• Problem description: Without the pictures, give the entries below again exactly as written.

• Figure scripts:
++++

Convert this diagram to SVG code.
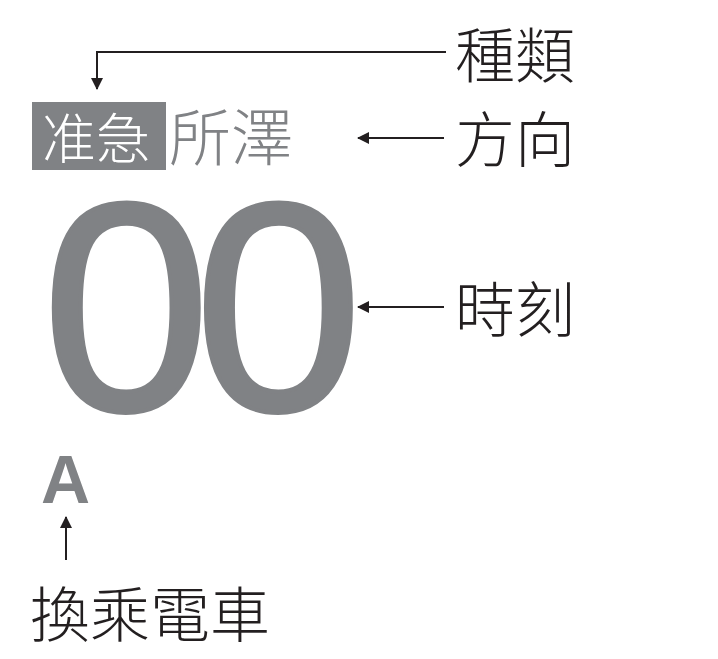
<svg xmlns="http://www.w3.org/2000/svg" width="718" height="659" viewBox="0 0 718 659">
<defs>
<style>
.lbl{font-family:"Noto Sans CJK TC","Noto Sans CJK JP",sans-serif;font-weight:300;font-size:60px;fill:#231f20}
.conn{stroke:#231f20;stroke-width:2;fill:none}
.gray{fill:#808285}
</style>
<marker id="ah" viewBox="0 0 12 12" refX="11" refY="6" markerWidth="12" markerHeight="12" markerUnits="userSpaceOnUse" orient="auto">
<path d="M0,0 L12,6 L0,12 Z" fill="#231f20"/>
</marker>
</defs>
<rect width="718" height="659" fill="#fff"/>
<g id="display">
<g id="type-box">
<rect x="32" y="102" width="134" height="68" class="gray"/>
<text x="42" y="159" font-family="Noto Sans CJK TC,sans-serif" font-weight="300" font-size="54" fill="#fff">准急</text>
</g>
<g id="destination">
<text x="169" y="161" font-family="Noto Sans CJK TC,sans-serif" font-weight="300" font-size="62" class="gray">所澤</text>
</g>
<g id="time">
<text x="42" y="410" font-family="Liberation Sans,Arial,sans-serif" font-size="297" letter-spacing="-16" class="gray" stroke="#808285" stroke-width="4" transform="translate(42 0) scale(1.02 1) translate(-42 0)">00</text>
</g>
<g id="transfer-mark">
<text x="41" y="503" font-family="Liberation Sans,Arial,sans-serif" font-weight="bold" font-size="68" class="gray">A</text>
</g>
</g>
<g id="label-type"><text class="lbl" x="455" y="78">種類</text></g>
<g id="label-direction"><text class="lbl" x="455" y="162">方向</text></g>
<g id="label-time"><text class="lbl" x="455" y="332">時刻</text></g>
<g id="label-transfer"><text class="lbl" x="30" y="637">換乘電車</text></g>
<g id="connectors">
<path class="conn" d="M446,52 H97 V89" marker-end="url(#ah)"/>
<path class="conn" d="M444,138 H358" marker-end="url(#ah)"/>
<path class="conn" d="M444,307 H358" marker-end="url(#ah)"/>
<path class="conn" d="M66,560 V517" marker-end="url(#ah)"/>
</g>
</svg>
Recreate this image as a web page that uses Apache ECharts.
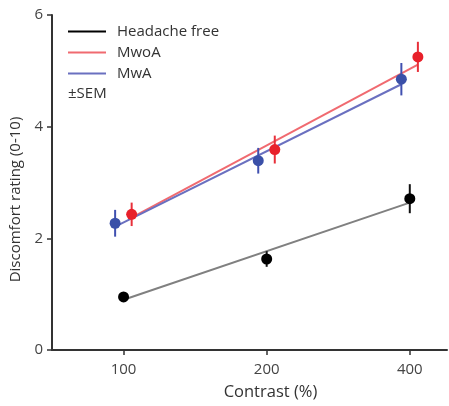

++++

• Full solution:
Convert this diagram to SVG code.
<svg xmlns="http://www.w3.org/2000/svg" width="718" height="659" viewBox="0 0 718 659">
<defs>
<style>
.lbl{font-family:"Noto Sans CJK TC","Noto Sans CJK JP",sans-serif;font-weight:300;font-size:60px;fill:#231f20}
.conn{stroke:#231f20;stroke-width:2;fill:none}
.gray{fill:#808285}
</style>
<marker id="ah" viewBox="0 0 12 12" refX="11" refY="6" markerWidth="12" markerHeight="12" markerUnits="userSpaceOnUse" orient="auto">
<path d="M0,0 L12,6 L0,12 Z" fill="#231f20"/>
</marker>
</defs>
<rect width="718" height="659" fill="#fff"/>
<g id="display">
<g id="type-box">
<rect x="32" y="102" width="134" height="68" class="gray"/>
<text x="42" y="159" font-family="Noto Sans CJK TC,sans-serif" font-weight="300" font-size="54" fill="#fff">准急</text>
</g>
<g id="destination">
<text x="169" y="161" font-family="Noto Sans CJK TC,sans-serif" font-weight="300" font-size="62" class="gray">所澤</text>
</g>
<g id="time">
<text x="42" y="410" font-family="Liberation Sans,Arial,sans-serif" font-size="297" letter-spacing="-16" class="gray" stroke="#808285" stroke-width="4" transform="translate(42 0) scale(1.02 1) translate(-42 0)">00</text>
</g>
<g id="transfer-mark">
<text x="41" y="503" font-family="Liberation Sans,Arial,sans-serif" font-weight="bold" font-size="68" class="gray">A</text>
</g>
</g>
<g id="label-type"><text class="lbl" x="455" y="78">種類</text></g>
<g id="label-direction"><text class="lbl" x="455" y="162">方向</text></g>
<g id="label-time"><text class="lbl" x="455" y="332">時刻</text></g>
<g id="label-transfer"><text class="lbl" x="30" y="637">換乘電車</text></g>
<g id="connectors">
<path class="conn" d="M446,52 H97 V89" marker-end="url(#ah)"/>
<path class="conn" d="M444,138 H358" marker-end="url(#ah)"/>
<path class="conn" d="M444,307 H358" marker-end="url(#ah)"/>
<path class="conn" d="M66,560 V517" marker-end="url(#ah)"/>
</g>
</svg>
Recreate this image as a web page that uses Apache ECharts.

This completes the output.